A short stop off at the hotel to drop off packages and freshen up, and we were off to a delightful little restaurant north of our hotel called Le Dome du Marais. The building was built in 1778 (2 years after the Declaration of Independence was signed) by the last French king, Louis 16th. He lost his head 15 years later along with his Austrian-born queen Marie Antoinette during the reign of terror after the French Revolution. The building housed his pawnshop: apparently, governments were more creative in those days with regards to income than they are now. It actually remained a pawnshop until 1981, when it became a restaurant. And a belle restaurant it is.

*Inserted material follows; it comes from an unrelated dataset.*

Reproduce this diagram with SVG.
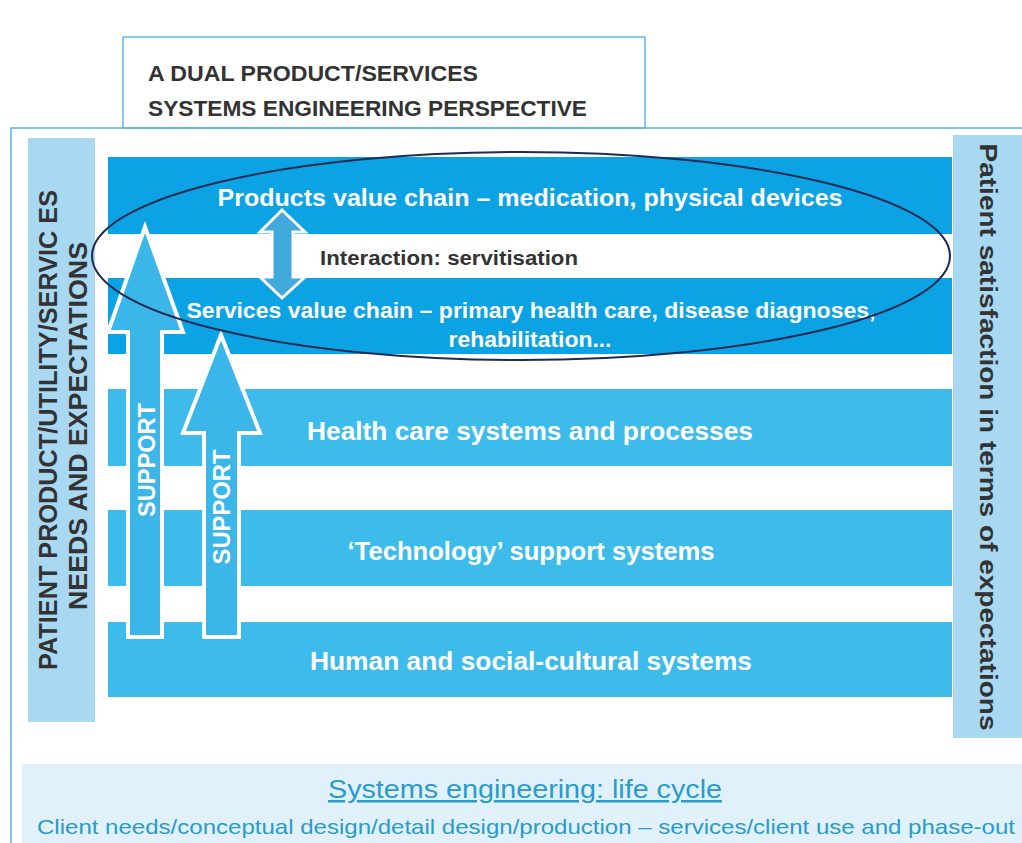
<svg xmlns="http://www.w3.org/2000/svg" width="1022" height="843" viewBox="0 0 1022 843">
  <style>
    .frame { fill: none; stroke: #5ab4d6; stroke-width: 1.5; }
    .side { fill: #a9d8f2; }
    .band-dark { fill: #0ba3e3; }
    .band-light { fill: #3dbcec; }
    .arrow { fill: #3ab6e8; stroke: #ffffff; stroke-width: 4; stroke-linejoin: miter; }
    .dbl { fill: #42a9dc; stroke: #ffffff; stroke-width: 3; }
    .wt { font-family: "Liberation Sans", Arial, sans-serif; font-weight: bold; fill: #ffffff; text-anchor: middle; }
    .dk { font-family: "Liberation Sans", Arial, sans-serif; fill: #333333; }
    .blue { font-family: "Liberation Sans", Arial, sans-serif; fill: #2a9bcb; text-anchor: middle; }
  </style>

  <rect width="1022" height="843" fill="#ffffff"/>

  <!-- title box -->
  <g id="title">
    <rect x="123" y="37" width="522" height="91" fill="#ffffff" stroke="#62bde0" stroke-width="1.5"/>
    <text class="dk" x="148" y="81" font-size="22" font-weight="bold" fill="#3b3b3b" textLength="330" lengthAdjust="spacingAndGlyphs">A DUAL PRODUCT/SERVICES</text>
    <text class="dk" x="148" y="116" font-size="22" font-weight="bold" fill="#3b3b3b" textLength="439" lengthAdjust="spacingAndGlyphs">SYSTEMS ENGINEERING PERSPECTIVE</text>
  </g>

  <!-- outer frame -->
  <path class="frame" d="M1022,128 H11 V843"/>

  <!-- side panels -->
  <g id="needs">
    <rect class="side" x="28" y="138" width="67" height="584"/>
    <text class="dk" transform="translate(57,430) rotate(-90)" text-anchor="middle" font-size="25" font-weight="bold" textLength="480" lengthAdjust="spacingAndGlyphs">PATIENT PRODUCT/UTILITY/SERVIC ES</text>
    <text class="dk" transform="translate(87,426) rotate(-90)" text-anchor="middle" font-size="25" font-weight="bold" textLength="368" lengthAdjust="spacingAndGlyphs">NEEDS AND EXPECTATIONS</text>
  </g>
  <g id="satisfaction">
    <rect class="side" x="953" y="135" width="69" height="603"/>
    <text class="dk" transform="translate(980,437) rotate(90)" text-anchor="middle" font-size="23" font-weight="bold" fill="#2a2a2a" textLength="587" lengthAdjust="spacingAndGlyphs">Patient satisfaction in terms of expectations</text>
  </g>

  <!-- layered bands -->
  <g id="products">
    <rect class="band-dark" x="108" y="157" width="844" height="77"/>
  </g>
  <g id="services">
    <rect class="band-dark" x="108" y="278" width="844" height="76"/>
  </g>
  <g id="health">
    <rect class="band-light" x="108" y="389" width="844" height="77"/>
    <text class="wt" x="530" y="440" font-size="26" textLength="446" lengthAdjust="spacingAndGlyphs">Health care systems and processes</text>
  </g>
  <g id="technology">
    <rect class="band-light" x="108" y="510" width="844" height="76"/>
    <text class="wt" x="531" y="560" font-size="26" textLength="367" lengthAdjust="spacingAndGlyphs">‘Technology’ support systems</text>
  </g>
  <g id="human">
    <rect class="band-light" x="108" y="622" width="844" height="75"/>
    <text class="wt" x="531" y="670" font-size="26" textLength="442" lengthAdjust="spacingAndGlyphs">Human and social-cultural systems</text>
  </g>

  <!-- support arrows and interaction arrow -->
  <g id="connectors">
    <polygon class="arrow" points="145,227 183,332 162,332 162,637 128,637 128,332 108,332"/>
    <polygon class="arrow" points="221,335 260,433 239,433 239,637 204,637 204,433 183,433"/>
    <polygon class="dbl" points="282,210 305,232 293,232 293,277 305,277 282,298 260,277 272,277 272,232 260,232"/>
  </g>

  <g id="support-labels">
    <text class="wt" transform="translate(155,460) rotate(-90)" font-size="23" textLength="114" lengthAdjust="spacingAndGlyphs">SUPPORT</text>
    <text class="wt" transform="translate(230,507) rotate(-90)" font-size="23" textLength="115" lengthAdjust="spacingAndGlyphs">SUPPORT</text>
  </g>

  <!-- interaction zone -->
  <g id="interaction">
    <text class="wt" x="530" y="206" font-size="24" textLength="625" lengthAdjust="spacingAndGlyphs">Products value chain – medication, physical devices</text>
    <text class="dk" x="320" y="265" font-size="20" font-weight="bold" fill="#3a3a3a" textLength="258" lengthAdjust="spacingAndGlyphs">Interaction: servitisation</text>
    <text class="wt" x="531" y="318" font-size="22" textLength="689" lengthAdjust="spacingAndGlyphs">Services value chain – primary health care, disease diagnoses,</text>
    <text class="wt" x="530" y="347" font-size="22" textLength="163" lengthAdjust="spacingAndGlyphs">rehabilitation...</text>
    <ellipse cx="521" cy="256" rx="429" ry="104" fill="none" stroke="#1c2b52" stroke-width="2"/>
  </g>

  <!-- life cycle footer -->
  <g id="lifecycle">
    <rect x="22" y="764" width="1000" height="79" fill="#e0f1fb"/>
    <text class="blue" x="525" y="798" font-size="25" text-decoration="underline" textLength="394" lengthAdjust="spacingAndGlyphs">Systems engineering: life cycle</text>
    <text class="blue" x="526" y="834" font-size="21" fill="#2196c8" textLength="978" lengthAdjust="spacingAndGlyphs">Client needs/conceptual design/detail design/production – services/client use and phase-out</text>
  </g>
</svg>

The meal was as memorable as any we've had in Paris, with a two-course "amuse bouche" of a small slice of onion and olive bread with tiny portions of cold radish soup and finely diced carrots and green onions. The entree ("entry," or first course, not the main attraction as we use the word in Engish) was a tomato cooked for 10 hours with herbs for Beth, and for me, a fabulous salad of spinach leaves with cooked sliced mushrooms and a filet of foie gras (yes, I know that the geese are force-fed to fatten their livers, but I'm telling you, it's just about the best delicacy I've ever had). The main course was cote du veau, a single large veal cutlet cooked au jus and served for 2 with french-cut buttered green beans and a hot legume side dish. Dessert (hey, it comes with one of these prix fixe meals) was a small tarte of fresh berries and thin crispy wafers for Beth, and a souffle for me-perfectly done. Coffee, tea verveine, and some madeleines, and we were ready for do-do (bedtime). After reading this far, you are probably as sleepy as we were, so good night for now.

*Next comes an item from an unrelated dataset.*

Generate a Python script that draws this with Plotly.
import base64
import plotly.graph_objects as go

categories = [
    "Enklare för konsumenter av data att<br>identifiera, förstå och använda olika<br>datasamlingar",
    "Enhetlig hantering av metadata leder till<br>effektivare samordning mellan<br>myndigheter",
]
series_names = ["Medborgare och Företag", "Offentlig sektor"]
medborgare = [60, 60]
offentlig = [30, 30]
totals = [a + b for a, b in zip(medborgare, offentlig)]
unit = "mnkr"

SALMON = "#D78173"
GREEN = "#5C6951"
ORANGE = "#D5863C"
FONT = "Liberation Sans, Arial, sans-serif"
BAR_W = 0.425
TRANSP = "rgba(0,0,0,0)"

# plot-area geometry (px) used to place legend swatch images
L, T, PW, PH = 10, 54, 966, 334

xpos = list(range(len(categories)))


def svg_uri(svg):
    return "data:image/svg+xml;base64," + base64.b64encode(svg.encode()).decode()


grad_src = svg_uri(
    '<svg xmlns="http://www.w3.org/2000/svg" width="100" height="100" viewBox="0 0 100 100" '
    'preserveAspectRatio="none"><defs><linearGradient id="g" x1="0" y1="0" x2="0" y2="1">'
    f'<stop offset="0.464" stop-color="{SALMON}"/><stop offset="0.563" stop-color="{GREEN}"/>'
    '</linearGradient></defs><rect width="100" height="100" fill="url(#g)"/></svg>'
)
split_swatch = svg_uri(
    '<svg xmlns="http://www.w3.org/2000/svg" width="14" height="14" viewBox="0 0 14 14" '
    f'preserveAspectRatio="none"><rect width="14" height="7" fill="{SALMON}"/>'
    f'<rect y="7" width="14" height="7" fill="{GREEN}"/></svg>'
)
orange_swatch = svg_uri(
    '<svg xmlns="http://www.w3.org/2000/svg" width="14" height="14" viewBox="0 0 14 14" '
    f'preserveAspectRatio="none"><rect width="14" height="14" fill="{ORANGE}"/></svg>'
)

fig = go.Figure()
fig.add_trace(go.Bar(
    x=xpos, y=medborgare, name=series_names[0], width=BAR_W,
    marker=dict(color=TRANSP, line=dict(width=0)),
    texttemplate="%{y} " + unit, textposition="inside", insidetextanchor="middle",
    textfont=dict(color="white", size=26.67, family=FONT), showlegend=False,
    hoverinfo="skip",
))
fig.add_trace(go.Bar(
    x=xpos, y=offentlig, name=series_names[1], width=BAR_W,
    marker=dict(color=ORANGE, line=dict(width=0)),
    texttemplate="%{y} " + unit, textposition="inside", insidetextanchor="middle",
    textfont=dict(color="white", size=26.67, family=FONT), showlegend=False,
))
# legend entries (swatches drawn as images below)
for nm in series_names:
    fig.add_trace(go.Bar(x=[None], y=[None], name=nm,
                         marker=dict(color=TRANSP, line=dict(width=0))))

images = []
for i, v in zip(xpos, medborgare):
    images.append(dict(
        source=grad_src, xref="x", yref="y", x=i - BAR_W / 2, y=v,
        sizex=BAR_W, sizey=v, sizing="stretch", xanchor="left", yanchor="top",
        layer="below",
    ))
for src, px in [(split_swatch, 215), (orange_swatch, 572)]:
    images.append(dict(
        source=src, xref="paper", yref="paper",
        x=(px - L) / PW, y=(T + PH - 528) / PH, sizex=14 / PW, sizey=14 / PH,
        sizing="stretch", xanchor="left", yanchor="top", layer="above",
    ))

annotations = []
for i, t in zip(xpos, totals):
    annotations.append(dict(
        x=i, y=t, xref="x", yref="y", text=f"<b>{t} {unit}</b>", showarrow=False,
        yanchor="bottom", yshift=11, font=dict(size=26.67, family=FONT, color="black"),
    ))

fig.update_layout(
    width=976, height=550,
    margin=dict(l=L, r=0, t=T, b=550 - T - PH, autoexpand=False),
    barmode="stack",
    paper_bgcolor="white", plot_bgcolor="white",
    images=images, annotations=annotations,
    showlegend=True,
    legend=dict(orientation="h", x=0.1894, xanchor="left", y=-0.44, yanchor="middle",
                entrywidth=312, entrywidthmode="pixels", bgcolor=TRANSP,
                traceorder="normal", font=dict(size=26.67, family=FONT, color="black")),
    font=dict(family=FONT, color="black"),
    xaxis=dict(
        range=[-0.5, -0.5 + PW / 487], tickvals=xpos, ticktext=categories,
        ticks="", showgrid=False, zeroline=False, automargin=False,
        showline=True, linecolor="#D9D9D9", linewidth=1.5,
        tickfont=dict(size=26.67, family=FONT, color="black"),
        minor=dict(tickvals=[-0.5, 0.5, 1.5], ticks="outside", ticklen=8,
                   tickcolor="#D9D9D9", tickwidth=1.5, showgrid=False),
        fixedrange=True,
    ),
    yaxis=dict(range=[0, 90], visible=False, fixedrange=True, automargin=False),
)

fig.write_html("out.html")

By the way, when we visited the local post office to buy some stamps, we noticed that the clerks all sit behind 3/4 inch thick plate glass with giant glass turntables to pass your packages through for mailing. Maybe "going postal" doesn't just happen in the States...

1 comment:

Doc said...

Au contraire, mon amie: ogre that I am, Beth only got 1 furry coat, a faux leather jacket, a sweater, and dinner at the pawnshop. I forgot that the lady threw in a lovely scarf as a gift.

Yes, we did an evening Seine cruise last year, but dinner wasn't on the boat, it was at the 99, a restaurant at the first level of the Eiffel Tower (99 meters, or 330 feet, above ground. We would love to eat at the Jules Verne, which is tres cher and halfway up the Tower.